Garda chief was pushed out with blunt warning
* Callinan told he might not survive Cabinet meeting
* Spotlight falls on roles of secretary general and AG
* First court case delayed as fears mount over legal impact
Published 27/03/2014 | 02:30
EMBATTLED Garda Commissioner Martin Callinan stepped down after a blunt warning by a senior civil servant that he was unlikely to survive a looming Cabinet meeting.
He made it clear to Mr Callinan that a new controversy was about to erupt over the taping of telephone calls in 26 garda divisional headquarters and that it was top of the agenda for the Cabinet.
Mr Kenny has firmly denied in the Dail that he sacked Mr Callinan, despite the claims by Fianna Fail leader Micheal Martin yesterday.
But last night, ministers privately admitted that Mr Callinan's resignation prior to the cabinet meeting had been "politically desirable".
It alleviated the crisis, healed the rift between the two government parties, avoided a stand-off at Cabinet, and eased the pressure on Justice Minister Alan Shatter to resign.
There was also a fresh focus on the role of Attorney General Maire Whelan amid claims she knew about the taping of phone calls to garda stations since last November.
The Taoiseach confirmed he first learned of the issue emerging when he spoke with Ms Whelan last Sunday morning.
The impact of the fresh revelations about the Garda tapes is already being felt in the courts.
Last night, legal experts warned that criminal and civil litigation arising from the controversy could "swamp the courts for years to come" as criminal law firms undertake a review of key cases.
The Special Criminal Court has already adjourned a trial against two men accused of IRA membership, in what is understood to be the first court case affected by the garda phone taping revelations.
The case was put back until today, as the judge asked the DPP to make similar checks in relation to another case due next week.
The full scale of the taping also became clear as it emerged that telephone calls in every garda divisional headquarters in the State were routinely recorded over the past three decades.
Mr Shatter yesterday apologised and set the record straight after he previously claimed whistleblowers, former Garda John Wilson and serving Sergeant Maurice McCabe, did not co-operate with an internal inquiry into the scandal.
But Mr Callinan's resignation also took the heat off Mr Shatter and the Government on the whistleblower affair. "There was a head delivered," one minister said.
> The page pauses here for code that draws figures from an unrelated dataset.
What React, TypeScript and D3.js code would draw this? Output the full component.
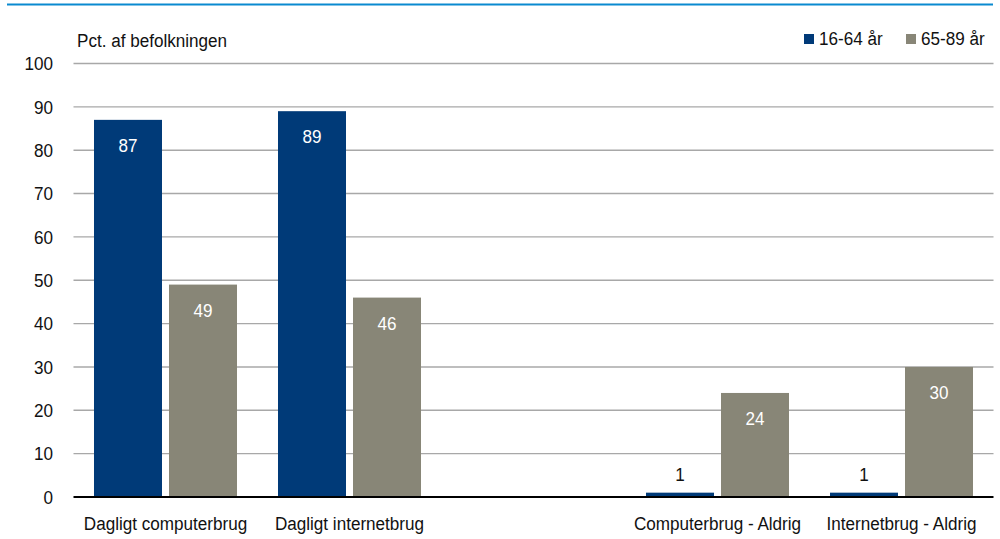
import * as d3 from "d3";

// chart data
const categories = ["Dagligt computerbrug", "Dagligt internetbrug", "", "Computerbrug - Aldrig", "Internetbrug - Aldrig"];
const seriesNames = ["16-64 år", "65-89 år"];
const young = [87, 89, null, 1, 1];
const old = [49, 46, null, 24, 30];
const yTicks = [0, 10, 20, 30, 40, 50, 60, 70, 80, 90, 100];

const colors = ["#003a78", "#888677"];
const font = "'Liberation Sans', Arial, sans-serif";

// the original text is a bit narrow, so squeeze it horizontally
const Label = ({ x, y, anchor = "start", fill = "#111", dy, children }: any) => (
  <text
    transform={`translate(${x},${y}) scale(0.9,1)`}
    textAnchor={anchor}
    fontSize={19}
    fill={fill}
    dy={dy}
  >
    {children}
  </text>
);

const App = () => {
  const width = 1000;
  const height = 539;
  const margin = { top: 63.5, right: 6.5, bottom: 42, left: 73.5 };

  const x0 = d3.scaleBand<string>()
    .domain(categories.map((c, i) => `${i}`))
    .range([margin.left, width - margin.right])
    .padding(0);

  const x1 = d3.scaleBand<string>()
    .domain(seriesNames)
    .range([0, x0.bandwidth()])
    .paddingInner(0.0933)
    .paddingOuter(0.2733);

  const y = d3.scaleLinear()
    .domain([0, 100])
    .range([height - margin.bottom, margin.top]);

  const series = [young, old];

  return (
    <svg width={width} height={height} style={{ position: "absolute", left: 0, top: 0 }} fontFamily={font}>
      <rect width={width} height={height} fill="#fff" />
      {/* top rule */}
      <line x1={7} x2={993} y1={4.5} y2={4.5} stroke="#0a8ad0" strokeWidth={2.2} />

      <Label x={77} y={47}>Pct. af befolkningen</Label>

      {/* gridlines + y ticks */}
      {yTicks.map(t => (
        <g key={t}>
          {t > 0 && (
            <line x1={margin.left} x2={width - margin.right} y1={y(t)} y2={y(t)} stroke="#a8a8a8" strokeWidth={1.4} />
          )}
          <Label x={53} y={y(t)} dy="0.36em" anchor="end">{t}</Label>
        </g>
      ))}

      {/* bars */}
      {categories.map((c, i) => (
        <g key={i} transform={`translate(${x0(`${i}`)},0)`}>
          {series.map((s, j) => {
            const v = s[i];
            if (v == null) return null;
            const bx = x1(seriesNames[j]) as number;
            const bw = x1.bandwidth();
            const top = y(v);
            const inside = y(0) - top > 40;
            return (
              <g key={j}>
                <rect x={bx} y={top} width={bw} height={y(0) - top} fill={colors[j]} />
                <Label
                  x={bx + bw / 2}
                  y={inside ? top + 32 : top - 11.5}
                  anchor="middle"
                  fill={inside ? "#fff" : "#111"}
                >
                  {v}
                </Label>
              </g>
            );
          })}
          <Label x={x0.bandwidth() / 2} y={530} anchor="middle">{c}</Label>
        </g>
      ))}

      {/* x axis */}
      <line x1={margin.left} x2={width - margin.right} y1={y(0)} y2={y(0)} stroke="#000" strokeWidth={2} />

      {/* legend */}
      {seriesNames.map((n, i) => {
        const lx = [804, 906][i];
        return (
          <g key={n}>
            <rect x={lx} y={34} width={10} height={10} fill={colors[i]} />
            <Label x={lx + 15} y={45}>{n}</Label>
          </g>
        );
      })}
    </svg>
  );
};

export default App;
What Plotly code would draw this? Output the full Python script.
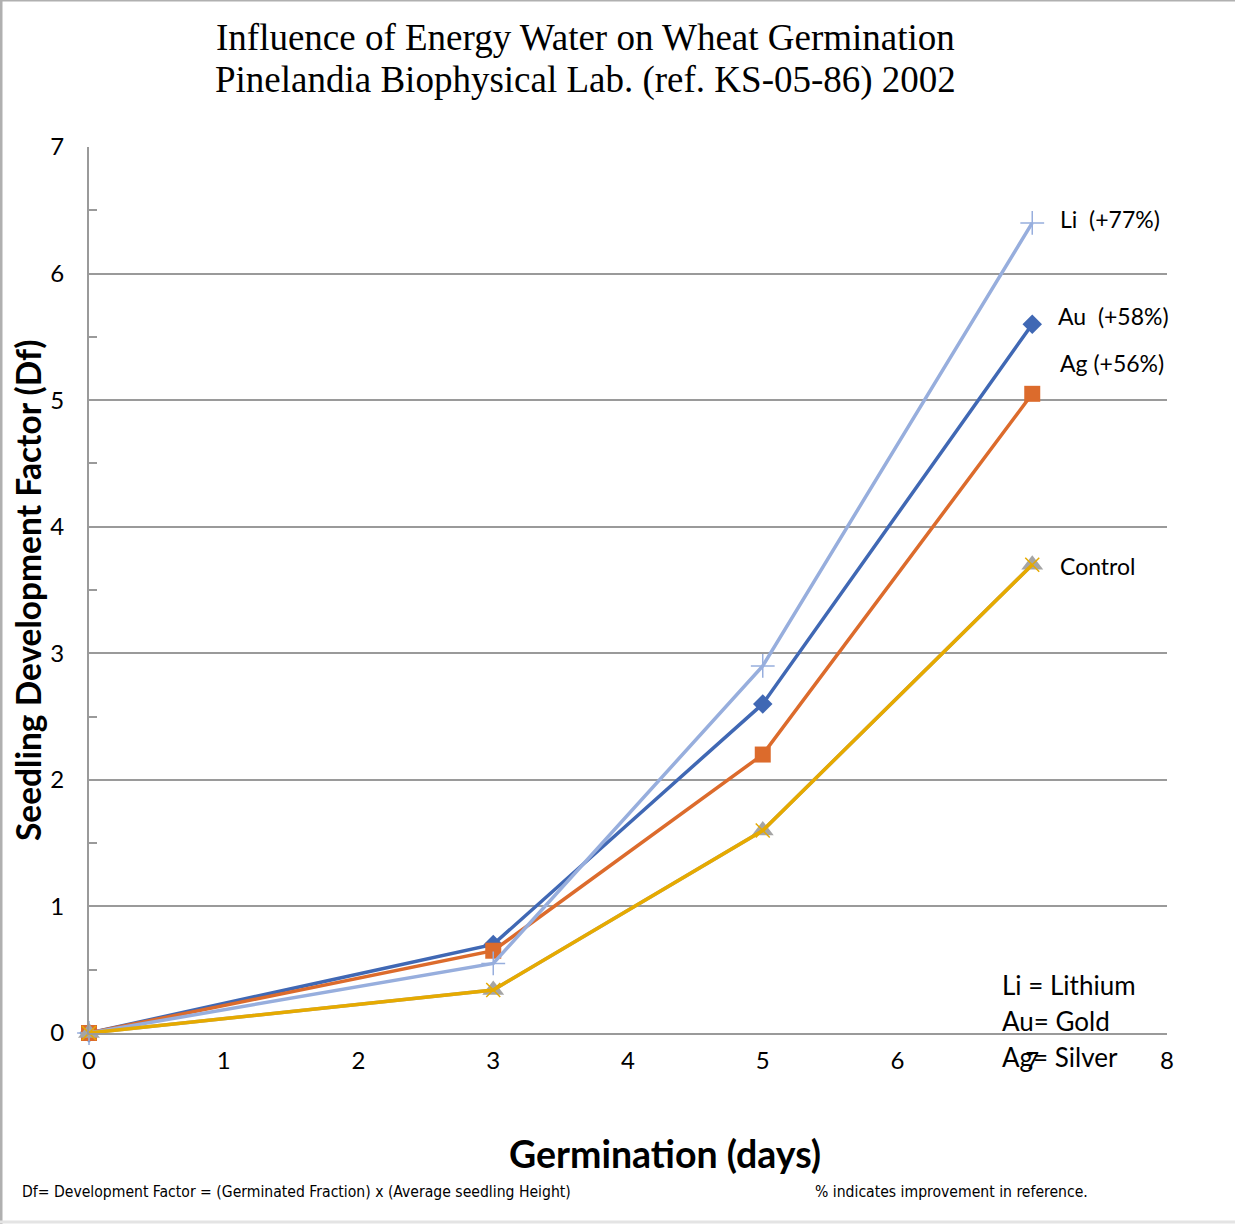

The Commissioner was already under major political pressure from ministers within Fine Gael and Labour because of his decision to stand firm over controversial comments on garda whistleblowers.
The Commissioner's description of their actions in carrying out a trawl of the Garda's Pulse computer system and distributing confidential data publicly as "disgusting" had haunted him since January.
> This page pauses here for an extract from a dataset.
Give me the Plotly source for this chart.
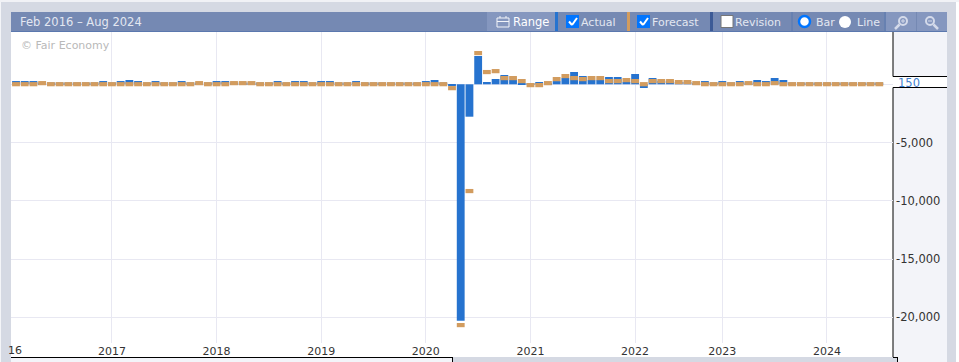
import plotly.graph_objects as go

release_index = list(range(100))
actual = [280,280,280,150,150,150,150,150,150,150,280,150,280,370,280,150,280,150,150,280,
          150,150,150,280,280,150,150,150,150,150,280,150,280,280,150,280,280,150,150,280,
          150,150,150,150,150,150,150,280,370,150,-90,-20280,-2780,2430,200,455,800,370,110,60,
          200,110,280,540,1055,710,370,370,625,625,200,885,-320,540,300,300,200,200,110,280,
          150,280,150,280,150,370,280,540,370,150,150,150,150,150,150,150,150,150,150,150]
forecast = [190,190,190,280,190,190,190,190,190,190,190,190,190,190,190,190,190,190,190,190,
            190,280,190,190,190,280,280,280,190,190,190,190,190,190,190,190,190,190,190,190,
            190,190,190,190,190,190,190,190,190,190,-150,-20480,-8980,2860,1230,1310,710,710,455,110,
            110,280,625,885,710,625,710,710,455,455,540,455,190,455,455,455,370,370,280,190,
            190,190,190,190,280,190,190,280,190,190,190,190,190,190,190,190,190,190,190,190]
year_ticks = [11,23,35,47,59,71,81,93]
year_labels = ["2017","2018","2019","2020","2021","2022","2023","2024"]
value_ticks = [0,-5000,-10000,-15000,-20000]
value_labels = ["","-5,000","-10,000","-15,000","-20,000"]
latest_value = 150
title_text = "Feb 2016 – Aug 2024"

# pixel layout of the frame
L, R, T, B = 11, 893, 32, 343
W, H = 959, 362
UNITS_PER_PX = 85.8
Y0 = 84.3
MARK_H = 4.2 * UNITS_PER_PX
def px(x): return (x - L) / (R - L)
def py(y): return 1 - (y - T) / (B - T)
def rect(x0, y0, x1, y1, fill, line=None, width=1, layer="below"):
    return dict(type="rect", xref="paper", yref="paper", x0=px(x0), x1=px(x1), y0=py(y0), y1=py(y1),
                fillcolor=fill, line=dict(color=line or fill, width=width if line else 0), layer=layer)
def circ(x0, y0, x1, y1, fill, line=None, width=1):
    s = rect(x0, y0, x1, y1, fill, line, width, "above"); s["type"] = "circle"; return s
def seg(x0, y0, x1, y1, color, width=1, layer="below"):
    return dict(type="line", xref="paper", yref="paper", x0=px(x0), x1=px(x1), y0=py(y0), y1=py(y1),
                line=dict(color=color, width=width), layer=layer)
def label(x, y, text, color="#e3e7f1", size=11, anchor="left"):
    return dict(xref="paper", yref="paper", x=px(x), y=py(y), text=text, showarrow=False, xanchor=anchor, yanchor="middle",
                font=dict(family="DejaVu Sans", size=size, color=color), borderpad=0, borderwidth=0)

GREY, PANEL, BAR, LIGHT, EDGE = "#d5d9e3", "#f3f4f9", "#7589b3", "#8597bf", "#5b78ae"
BLUE, TAN, NAVY = "#2673cf", "#d29c5f", "#3c5a96"
ICON = "#d4daea"
shapes = [
    rect(0, 0, 1, H, "#f4f5f8"), rect(W-3, 0, W, H, "#ffffff"), rect(0, 0, W, 2, "#f1f2f6"),
    rect(L, T, R, 357, "#ffffff"),
    rect(R, T, 947, H, PANEL),
    rect(R, 76.5, 947, 87.5, "#ffffff"),
    rect(L, 357, 452, H, PANEL),
    rect(452.5, 357.5, 897, H, GREY),
    seg(R, T, R, 76.5, "#000000"), seg(R, 87.5, R, 357, "#000000"),
    seg(R, 76.5, 947, 76.5, "#000000"), seg(R, 87.5, 947, 87.5, "#000000"),
    seg(L, 357.5, 452, 357.5, "#000000"), seg(452.5, 357, 452.5, H, "#000000"),
    seg(R, 357.5, 897, 357.5, "#000000"), seg(897.5, 357, 897.5, H, "#000000"),
    # toolbar
    rect(L, 12, 947, 31, BAR), seg(L, 31.5, 947, 31.5, EDGE),
    rect(487, 12, 555, 31, LIGHT), rect(555, 12, 558, 31, BLUE),
    rect(627, 12, 630, 31, TAN), rect(710, 12, 713, 31, NAVY),
    seg(792, 12, 792, 31, EDGE), seg(885, 12, 885, 31, EDGE),
    rect(886, 12, 916, 31, LIGHT), rect(917, 12, 947, 31, LIGHT),
    # calendar icon
    rect(497, 18, 509, 27, LIGHT, "#f2f4f9", 1, "above"), seg(497, 21.5, 509, 21.5, "#f2f4f9", 1, "above"),
    seg(500, 16, 500, 18, "#f2f4f9", 1, "above"), seg(506, 16, 506, 18, "#f2f4f9", 1, "above"),
    # checkboxes
    dict(rect(566, 15, 579, 28, "#0075ff"), layer="above"),
    dict(rect(637, 15, 650, 28, "#0075ff"), layer="above"),
    dict(rect(721, 15.5, 733, 27.5, "#ffffff", "#767676", 1), layer="above"),
    # radios
    circ(799, 16, 810, 27, "#ffffff", "#0075ff", 2.5),
    circ(839, 16, 851, 28, "#ffffff"),
    # zoom icons
    circ(899, 17, 907, 25, "rgba(0,0,0,0)", ICON, 2), seg(895, 29, 899.5, 24.5, ICON, 2.5, "above"),
    seg(901, 21, 905, 21, ICON, 1, "above"), seg(903, 19, 903, 23, ICON, 1, "above"),
    circ(926, 17, 934, 25, "rgba(0,0,0,0)", ICON, 2), seg(933.5, 24.5, 938, 29, ICON, 2.5, "above"),
    seg(928, 21, 932, 21, ICON, 1, "above"),
]
for cx in (569, 640):
    shapes += [seg(cx, 21.5, cx+3, 25, "#ffffff", 2, "above"), seg(cx+3, 25, cx+8, 18, "#ffffff", 2, "above")]

annotations = [
    label(20, 22, title_text, "#e3e7f1", 11.5),
    label(21, 45, "© Fair Economy", "#b9b9b9", 11),
    label(513, 22, "Range", "#ffffff", 11.5),
    label(581, 22, "Actual"), label(652, 22, "Forecast"), label(735, 22, "Revision"),
    label(816, 22, "Bar"), label(857, 22, "Line"),
    label(8, 350, "16", "#333333"),
    dict(xref="paper", yref="y", x=px(896), y=latest_value, text=str(latest_value), showarrow=False, xanchor="left",
         yanchor="middle", font=dict(family="DejaVu Sans", size=11.5, color="#3f7fd0")),
]

fig = go.Figure()
fig.add_bar(x=release_index, y=actual, width=0.9, marker=dict(color=BLUE, line=dict(width=0)), name="Actual")
fig.add_bar(x=release_index, y=[MARK_H]*len(forecast), base=[f - MARK_H for f in forecast], width=0.9,
            marker=dict(color=TAN, line=dict(width=0)), name="Forecast")
fig.update_layout(
    width=W, height=H, autosize=False, barmode="overlay", showlegend=False,
    margin=dict(l=L, r=W-R, t=T, b=H-B, pad=0, autoexpand=False),
    paper_bgcolor=GREY, plot_bgcolor="rgba(0,0,0,0)",
    shapes=shapes, annotations=annotations,
    font=dict(family="DejaVu Sans", size=11, color="#333333"),
    xaxis=dict(range=[(L-16)/8.72, (R-16)/8.72], tickmode="array", tickvals=year_ticks, ticktext=year_labels,
               showgrid=True, gridcolor="#e8e8f2", gridwidth=1, zeroline=False, ticks="", showline=False,
               tickfont=dict(family="DejaVu Sans", size=11, color="#333333")),
    yaxis=dict(side="right", range=[(Y0-B)*UNITS_PER_PX, (Y0-T)*UNITS_PER_PX], tickmode="array",
               tickvals=value_ticks, ticktext=value_labels, showgrid=True, gridcolor="#e8e8f2", gridwidth=1,
               zeroline=False, ticks="", showline=False, ticklabelstandoff=2,
               tickfont=dict(family="DejaVu Sans", size=11.5, color="#333333")),
)
fig.write_html("out.html", post_script="document.body.style.margin='0';document.body.style.overflow='hidden';",
               config=dict(displayModeBar=False))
But he was now told that the emergence of yet another garda controversy was being treated very seriously.
The inference drawn by Mr Callinan from the bombshell conversation with Mr Purcell was that he would be lucky to get through the cabinet meeting unscathed.
But he agreed to "sleep on it" and consider what he had been told.
The following morning, less than two hours before the start of the cabinet meeting, he telephoned Mr Purcell only to be told that the position had worsened.
Mr Callinan, decided then to announce he was stepping down from his post. He had earlier discussed his position with his family, and decided that there seemed to be no end in sight to the series of controversies that were impacting on the garda force.
Exchanges in the Dail became heated as the Taoiseach denied "sacking" Mr Callinan, although he admitted sending Mr Purcell to talk to him on Monday night.
The Fianna Fail leader challenged Mr Kenny: "You essentially sacked him."
He added: "You sent a senior civil servant out to the commissioner the day before the cabinet meeting."
But Mr Kenny said he deplored Mr Martin's accusation. "It is the first time you have accused me of being a liar in here," he said.
"I reject your assertions. It's actually beneath you to come in here and say something like that," the Taoiseach added.
But government sources said Mr Callinan's position had become untenable because of the build-up of controversies.
"How was he going to fight on all fronts?" one minister asked.
However, the Government's version of what and when the authorities – and in particular, senior civil servants – knew about the developments in the growing controversy is being disputed by some senior gardai.
Senior officers said last night that Mr Callinan had ensured that two high-ranking Justice officials had been regularly briefed during the past two months about the progress being made by the gardai in trying to establish the extent of the phone taping.
They also said that the officials were told about the preparation of the discovery of documentation for a civil action being brought against the State by journalist Ian Bailey.
But Mr Kenny said the first time he was aware an issue had arisen was in a conversation with Attorney General Maire Whelan on Sunday morning. "The Attorney General was not prepared to talk to me about the issue on the telephone," he said.
Mr Kenny said the transcripts of a small number of tapes from garda stations had "the most serious implications" for a number of court cases.
The potential scale of the problem went far beyond a specific case, which had brought the problem to light. "It just doesn't deal with a single case."
The Taoiseach confirmed that it stretched to the near 2,500 tapes up to 2008 and digital recordings after that.